August 18
In the morning, myself, Radu, and Liza set off for JBA to collect the traps. This involved setting the chickens free and hauling the heavy-ass traps all the way down from the savannah. However, on the way up, as we approached one of the traps, we heard a rattling, banging noise from it.
Inside the trap, and not happy about it, was a previously captured male fossa name of Quintus. Note his big funky radio collar.
We wished that we could call the rest of the team to see, but aside from being unconscionably stressful to poor Quintus, it would have taken hours. Procedure with an already-collared animal was just to open the cage and let it go. I was elected to open the cage.
As I approached the cage, Quintus squirmed over onto his back like a cat wanting its belly scratched. This was unintentionally very cute. Quintus's actual intention was to point all four of his paws at me, so that if I touched him he could rip me open like a FedEx envelope.
At this point, I set the camera to video mode, and set it down in front of the cage, pointed in what I hoped was the right direction.
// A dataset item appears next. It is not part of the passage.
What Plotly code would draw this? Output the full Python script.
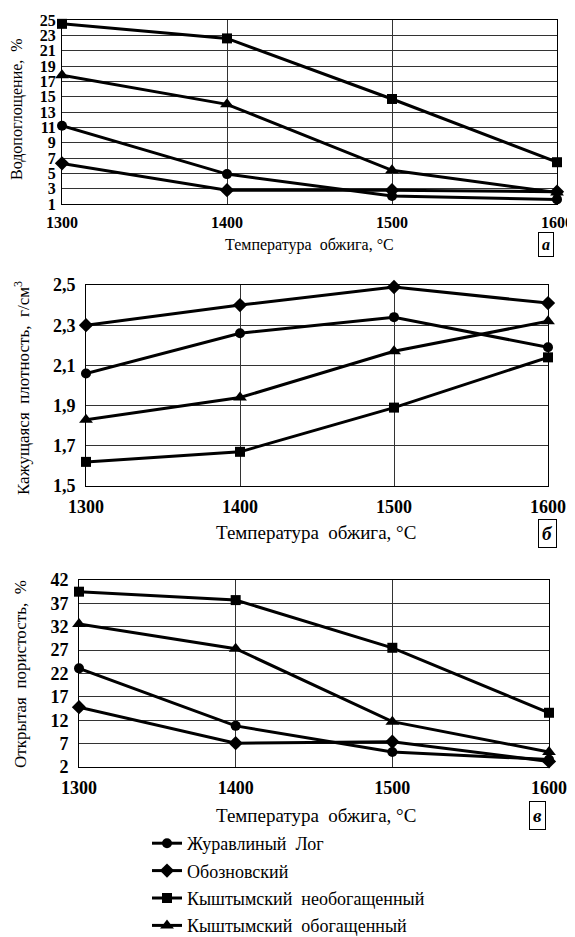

I knew it had only about fifteen seconds of footage available, and I hoped that would give Quintus time to, Houdini-like, squirm from his defensive position to a hauling-butt-out-of-the-cage position. I hit the start button and went to the cage.
For me, personally, that fifteen seconds, part of the very small amount of moving footage of fossas ever captured, justifies every bit of effort and expense involved in the trip. Every mile, muscle, dollar and shot involved in getting to that point is well worth that fifteen-second film, even though Quintus only really appears at the end of it. In the end, (the very end, just about) I got what I came for.
After that, the rest of the day's work was almost anticlimactic. Sure, hauling those steel traps all the way down the sandy trails was an enormous pain, but who cared?